Problem statement –
Don't include pictures. Quote the lines below from the first through the line that contains "(b2) at (724,259)".

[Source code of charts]
'''

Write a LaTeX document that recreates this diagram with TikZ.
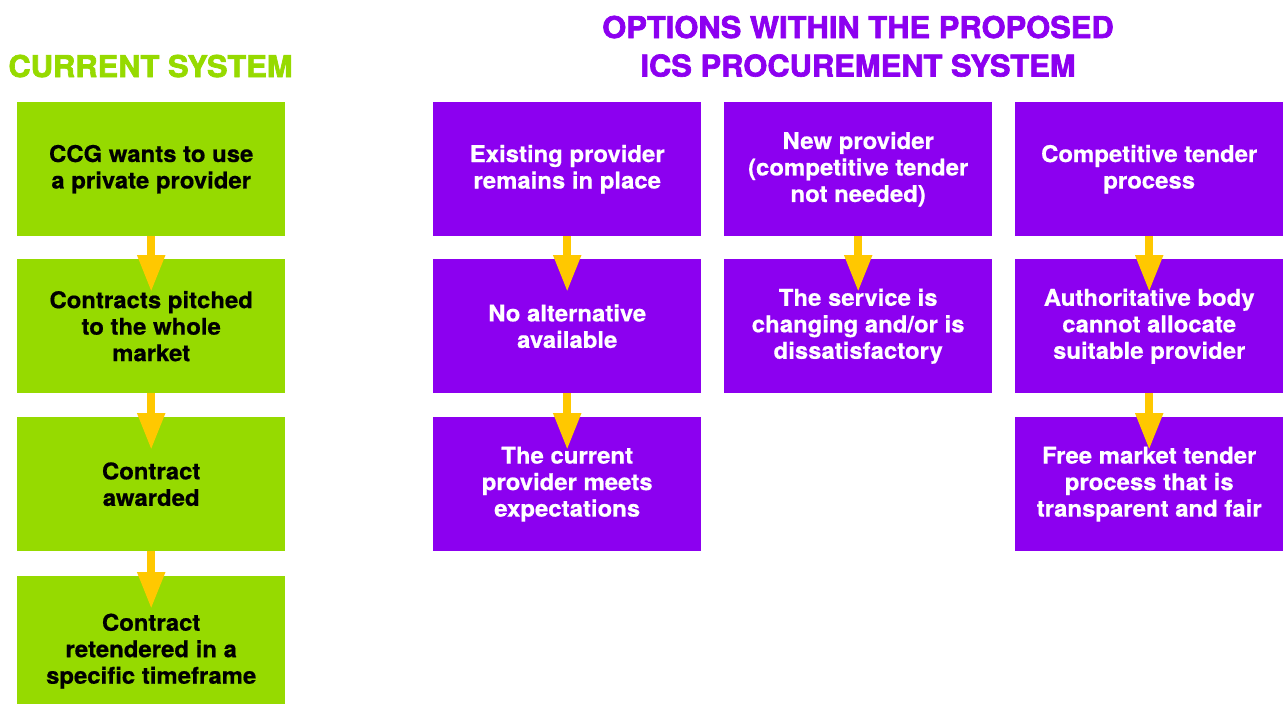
\documentclass[tikz,border=0pt]{standalone}
\usepackage{fontspec}
\setmainfont{TeX Gyre Heros}
\newfontfamily\headfont{TeX Gyre Heros}[FakeBold=2.2,FakeStretch=1.03]
\newfontfamily\bodyfont{TeX Gyre Heros}[FakeBold=0.6,FakeStretch=1.04]
\usetikzlibrary{arrows.meta}

\definecolor{limegreen}{RGB}{150,218,0}
\definecolor{violet}{RGB}{140,0,240}
\definecolor{amber}{RGB}{255,200,0}

\tikzset{
  box/.style={rectangle, anchor=north west, minimum width=268pt, minimum height=134pt,
    inner sep=0pt, align=center, font=\fontsize{23}{26.5}\selectfont\bodyfont\bfseries},
  currentbox/.style={box, fill=limegreen, text=black},
  optionbox/.style={box, fill=violet, text=white},
  heading/.style={anchor=base, font=\fontsize{30}{36}\selectfont\headfont\bfseries},
  flow/.style={draw=amber, line width=8pt, -{Triangle[width=26pt,length=37pt]}}
}

\begin{document}
\begin{tikzpicture}[x=1pt, y=-1pt]
\useasboundingbox (0,0) rectangle (1283,704);

% headings
\node[heading, text=limegreen] (hcur) at (150.5,77) {CURRENT SYSTEM};
\node[heading, text=violet] (hopt1) at (858,38) {OPTIONS WITHIN THE PROPOSED};
\node[heading, text=violet] (hopt2) at (858,76.5) {ICS PROCUREMENT SYSTEM};

% current system
\node[currentbox] (c1) at (17,102) {CCG wants to use\\a private provider};
\node[currentbox] (c2) at (17,259) {Contracts pitched\\to the whole\\market};
\node[currentbox] (c3) at (17,417) {Contract\\awarded};
\node[currentbox, minimum height=150pt] (c4) at (17,576) {Contract\\retendered in a\\specific timeframe};

% option: existing provider
\node[optionbox] (a1) at (433,102) {Existing provider\\remains in place};
\node[optionbox] (a2) at (433,259) {No alternative\\available};
\node[optionbox] (a3) at (433,417) {The current\\provider meets\\expectations};

% option: new provider
\node[optionbox] (b1) at (724,102) {New provider\\(competitive tender\\not needed)};
\node[optionbox] (b2) at (724,259) {The service is\\changing and/or is\\dissatisfactory};

% option: competitive tender
\node[optionbox] (d1) at (1015,102) {Competitive tender\\process};
\node[optionbox] (d2) at (1015,259) {Authoritative body\\cannot allocate\\suitable provider};
\node[optionbox] (d3) at (1015,417) {Free market tender\\process that is\\transparent and fair};

% arrows
\foreach \s/\t in {c1/c2, c2/c3, c3/c4, a1/a2, a2/a3, b1/b2, d1/d2, d2/d3}
  \draw[flow] (\s.south) -- ([yshift=-33pt]\t.north);
\end{tikzpicture}
\end{document}
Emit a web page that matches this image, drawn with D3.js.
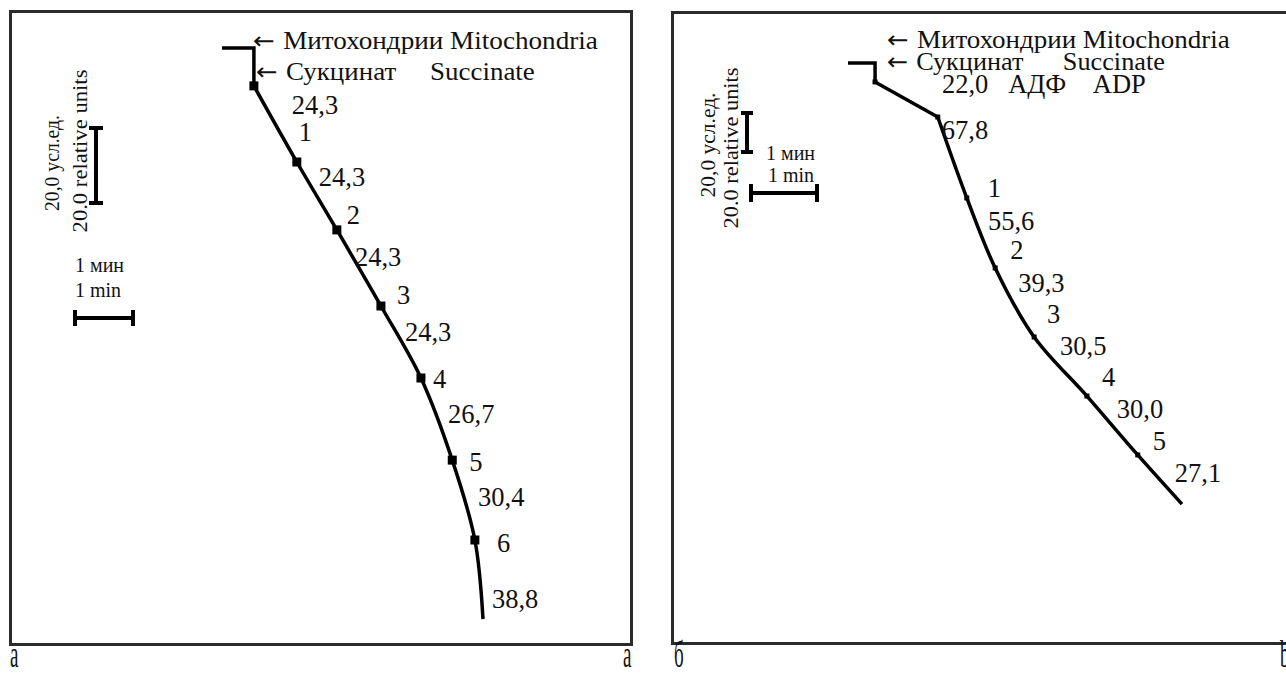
<!DOCTYPE html>
<html>
<head>
<meta charset="utf-8">
<script src="https://cdn.jsdelivr.net/npm/d3@7"></script>
<style>
  body { margin: 0; background: #fff; }
  svg { display: block; font-family: "Liberation Serif", "Times New Roman", serif; }
  text { fill: #111; white-space: pre; }
</style>
</head>
<body>
<svg id="fig" width="1286" height="675"></svg>
<script>
// panel a: oxygraph trace, time in min vs O2 uptake in relative units
const timeA    = [0, 0.55, 0.55, 1.29, 1.98, 2.74, 3.43, 3.97, 4.36, 4.50];
const o2A      = [0, 0, 10.1, 30.4, 48.5, 68.8, 88.0, 109.9, 131.2, 152.3];
const ratesA   = [24.3, 24.3, 24.3, 24.3, 26.7, 30.4, 38.8];
const minutesA = ["1", "2", "3", "4", "5", "6"];

// panel b (б): succinate + ADP
const timeB    = [0, 0.41, 0.41, 1.36, 1.80, 2.23, 2.82, 3.62, 4.39, 5.06];
const o2B      = [0, 0, 9.7, 27.7, 69.2, 105.1, 140.5, 170.8, 201.0, 226.2];
const ratesB   = [22.0, 67.8, 55.6, 39.3, 30.5, 30.0, 27.1];
const minutesB = ["1", "2", "3", "4", "5"];

const fmt = v => d3.format(".1f")(v).replace(".", ",");

const svg = d3.select("#fig");

// layout of each panel (px)
const panels = [
  { time: timeA, o2: o2A, rates: ratesA, minutes: minutesA,
    frame: [10.5, 11.5, 621, 633], x0: 222, pxMin: 58, y0: 48, pxUnit: 3.75,
    mark: 9, curveFrom: 2, minuteFrom: 3,
    rateOff: [[16.5,-19],[2,-19],[-4,-11],[4,-10],[11.5,-5],[14.5,-3],[13,19.5]],
    minuteOff: [[2,-30],[10,-15],[16,-11],[12,1],[17,2],[22,3]],
    firstRateSuffix: "",
    notes: [["Митохондрии Mitochondria", 253, 40, 345], ["Сукцинат     Succinate", 256, 71, 279]],
    vbar: [96, 128, 7], hbar: [75, 318, 8],
    vtext: [[52, 163, "20,0 усл.ед.", 96], [80, 151, "20.0 relative units", 163]],
    htext: [[75, 265, "1 мин"], [75, 290, "1 min"]] },
  { time: timeB, o2: o2B, rates: ratesB, minutes: minutesB,
    frame: [672.5, 12.5, 625, 631], x0: 848, pxMin: 66, y0: 63, pxUnit: 1.95,
    mark: 5, curveFrom: 3, minuteFrom: 4,
    rateOff: [[35.5,-15.5],[-10.5,-27.5],[7,-12],[3.5,-19.5],[-0.5,-20.5],[4.5,-16.5],[15,-6.5]],
    minuteOff: [[21,-10],[15,-18],[13,-23],[15,-19],[15,-14]],
    firstRateSuffix: "   АДФ    ADP",
    notes: [["Митохондрии Mitochondria", 887, 39, 343], ["Сукцинат      Succinate", 887, 61, 278]],
    vbar: [747, 113, 6], hbar: [751, 193, 9],
    vtext: [[708, 145, "20,0 усл.ед.", 105], [731, 148, "20.0 relative units", 161]],
    htext: [[766, 153, "1 мин"], [768, 175, "1 min"]] }
];

panels.forEach(p => {
  const x = d3.scaleLinear().domain([0, 1]).range([p.x0, p.x0 + p.pxMin]);
  const y = d3.scaleLinear().domain([0, 1]).range([p.y0, p.y0 + p.pxUnit]);
  const pts = p.time.map((t, i) => [x(t), y(p.o2[i])]);

  svg.append("rect")
    .attr("x", p.frame[0]).attr("y", p.frame[1])
    .attr("width", p.frame[2]).attr("height", p.frame[3])
    .attr("fill", "none").attr("stroke", "#2b2b2b").attr("stroke-width", 3);

  const g = svg.append("g");

  // step part (additions) then the trace itself
  g.append("path")
    .attr("d", d3.line()(pts.slice(0, p.curveFrom + 1)))
    .attr("fill", "none").attr("stroke", "#000").attr("stroke-width", 3.5);
  g.append("path")
    .attr("d", d3.line().curve(d3.curveCatmullRom.alpha(0.5))(pts.slice(p.curveFrom)))
    .attr("fill", "none").attr("stroke", "#000").attr("stroke-width", 3.5);

  // markers (one per minute), from index 2 to second-last
  const marks = pts.slice(2, pts.length - 1);
  g.selectAll(".mk").data(marks).enter().append("rect")
    .attr("x", d => d[0] - p.mark / 2).attr("y", d => d[1] - p.mark / 2)
    .attr("width", p.mark).attr("height", p.mark).attr("fill", "#000");

  // rate labels, placed next to each segment midpoint
  g.selectAll(".rt").data(p.rates).enter().append("text")
    .attr("x", (d, i) => (pts[2 + i][0] + pts[3 + i][0]) / 2 + p.rateOff[i][0])
    .attr("y", (d, i) => (pts[2 + i][1] + pts[3 + i][1]) / 2 + p.rateOff[i][1])
    .attr("dominant-baseline", "central")
    .attr("font-size", 26.5)
    .text((d, i) => fmt(d) + (i === 0 ? p.firstRateSuffix : ""));

  // minute numbers
  g.selectAll(".mn").data(p.minutes).enter().append("text")
    .attr("x", (d, i) => pts[p.minuteFrom + i][0] + p.minuteOff[i][0])
    .attr("y", (d, i) => pts[p.minuteFrom + i][1] + p.minuteOff[i][1])
    .attr("dominant-baseline", "central")
    .attr("font-size", 26.5)
    .text(d => d);

  // addition notes with arrows, stretched to the width seen in the figure
  p.notes.forEach(n => {
    const t = g.append("text")
      .attr("dominant-baseline", "central").attr("font-size", 25);
    t.append("tspan").attr("font-family", "DejaVu Sans").attr("font-size", 24).text("← ");
    t.append("tspan").text(n[0]);
    const sx = n[3] / t.node().getComputedTextLength();
    t.attr("transform", `translate(${n[1]},${n[2]}) scale(${sx},1)`);
  });

  // scale bars: 20 relative units and 1 min
  const vLen = y(20) - y(0), hLen = x(1) - x(0);
  const [vx, vy, vc] = p.vbar, [hx, hy, hc] = p.hbar;
  const bar = g.append("g").attr("stroke", "#000").attr("stroke-width", 4);
  bar.append("line").attr("x1", vx).attr("x2", vx).attr("y1", vy).attr("y2", vy + vLen);
  bar.append("line").attr("x1", vx - vc).attr("x2", vx + vc).attr("y1", vy).attr("y2", vy);
  bar.append("line").attr("x1", vx - vc).attr("x2", vx + vc).attr("y1", vy + vLen).attr("y2", vy + vLen);
  bar.append("line").attr("x1", hx).attr("x2", hx + hLen).attr("y1", hy).attr("y2", hy);
  bar.append("line").attr("x1", hx).attr("x2", hx).attr("y1", hy - hc).attr("y2", hy + hc);
  bar.append("line").attr("x1", hx + hLen).attr("x2", hx + hLen).attr("y1", hy - hc).attr("y2", hy + hc);

  p.vtext.forEach(t => {
    const el = g.append("text")
      .attr("text-anchor", "middle").attr("dominant-baseline", "central")
      .attr("font-size", 20).text(t[2]);
    const sx = t[3] / el.node().getComputedTextLength();
    el.attr("transform", `translate(${t[0]},${t[1]}) rotate(-90) scale(${sx},1)`);
  });
  p.htext.forEach(t => {
    g.append("text").attr("x", t[0]).attr("y", t[1])
      .attr("dominant-baseline", "central").attr("font-size", 20).text(t[2]);
  });
});

// panel letters under the frames
[["а", 10], ["а", 623], ["б", 674], ["b", 1280]].forEach(l => {
  svg.append("text").attr("transform", `translate(${l[1]},667) scale(0.5,1)`)
    .attr("font-size", 38).text(l[0]);
});
</script>
</body>
</html>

'''

Result for this exercise –
Write a LaTeX document that recreates this diagram with TikZ.
\documentclass[tikz,border=0pt]{standalone}
\usepackage{fontspec}
\setmainfont{TeX Gyre Heros}
\newfontfamily\headfont{TeX Gyre Heros}[FakeBold=2.2,FakeStretch=1.03]
\newfontfamily\bodyfont{TeX Gyre Heros}[FakeBold=0.6,FakeStretch=1.04]
\usetikzlibrary{arrows.meta}

\definecolor{limegreen}{RGB}{150,218,0}
\definecolor{violet}{RGB}{140,0,240}
\definecolor{amber}{RGB}{255,200,0}

\tikzset{
  box/.style={rectangle, anchor=north west, minimum width=268pt, minimum height=134pt,
    inner sep=0pt, align=center, font=\fontsize{23}{26.5}\selectfont\bodyfont\bfseries},
  currentbox/.style={box, fill=limegreen, text=black},
  optionbox/.style={box, fill=violet, text=white},
  heading/.style={anchor=base, font=\fontsize{30}{36}\selectfont\headfont\bfseries},
  flow/.style={draw=amber, line width=8pt, -{Triangle[width=26pt,length=37pt]}}
}

\begin{document}
\begin{tikzpicture}[x=1pt, y=-1pt]
\useasboundingbox (0,0) rectangle (1283,704);

% headings
\node[heading, text=limegreen] (hcur) at (150.5,77) {CURRENT SYSTEM};
\node[heading, text=violet] (hopt1) at (858,38) {OPTIONS WITHIN THE PROPOSED};
\node[heading, text=violet] (hopt2) at (858,76.5) {ICS PROCUREMENT SYSTEM};

% current system
\node[currentbox] (c1) at (17,102) {CCG wants to use\\a private provider};
\node[currentbox] (c2) at (17,259) {Contracts pitched\\to the whole\\market};
\node[currentbox] (c3) at (17,417) {Contract\\awarded};
\node[currentbox, minimum height=150pt] (c4) at (17,576) {Contract\\retendered in a\\specific timeframe};

% option: existing provider
\node[optionbox] (a1) at (433,102) {Existing provider\\remains in place};
\node[optionbox] (a2) at (433,259) {No alternative\\available};
\node[optionbox] (a3) at (433,417) {The current\\provider meets\\expectations};

% option: new provider
\node[optionbox] (b1) at (724,102) {New provider\\(competitive tender\\not needed)};
\node[optionbox] (b2) at (724,259) {The service is\\changing and/or is\\dissatisfactory};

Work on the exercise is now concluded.